Co-Created Products or Services
For a deeper partnership, consider building something together. This could be a joint webinar, a co-authored eBook, or a bundled service package. This type of collaboration requires more logistical planning but often yields higher financial returns.
When money is involved, clarity is essential. You must have a clear agreement on revenue splits, workload distribution, and ownership of the final asset. Documentation prevents enthusiasm from turning into resentment later on.
The Art of the Pitch
The biggest mistake creators make when seeking collaboration is making it all about themselves. A cold DM that says "I love your work, can we collab?" is likely to be ignored. It puts the burden of brainstorming on the other person.
Lead With Value
Your pitch should focus entirely on what you can do for them. Do your homework. Identify a gap in their content or a problem they are facing, and offer a specific solution.

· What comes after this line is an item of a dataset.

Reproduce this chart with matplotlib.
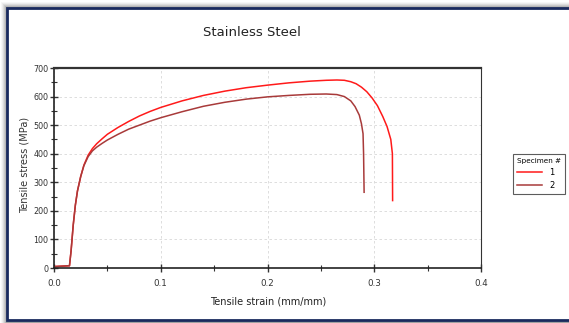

- Specific Idea: "I have an idea for a video about X that would help your audience understand Y."
- Low Friction: Make it easy for them to say yes. "I’ll handle the editing and promotion."
- Proof of Competence: Briefly mention why you are qualified to execute this idea.
Respecting Time and Boundaries
Remember that successful creators are busy. Keep your initial outreach concise. If you don't hear back, follow up once, but then move on. Persistence is good, but pestering is not. Respecting a "no" (or silence) preserves the relationship for a potential "yes" in the future when you have more to offer.
Navigating Challenges and Managing Expectations
Even with the best intentions, collaborations can go wrong. Deadlines get missed, creative visions clash, or the results simply fall flat. Approaching a partnership with a professional mindset helps mitigate these risks.
Communication Is Key
Before you start, agree on the specifics. Who is responsible for the artwork? When is the publish date? How will you promote it? Ambiguity is the enemy of execution.
Set up a shared workspace—like a Google Doc or a Trello board—where you can track progress. Regular check-ins ensure that neither party feels like they are doing all the heavy lifting.
Handling Imbalanced Results
Sometimes, a collaboration will benefit one partner significantly more than the other. You might send them 500 new subscribers, while they only send you 50. It is important to view this with a long-term lens.
Transactional thinking kills relationships. If you keep score too closely, you will become bitter. The goal is mutual growth over time. The partner who didn't drive much traffic this time might connect you with a major sponsor next month. Generosity usually comes back around.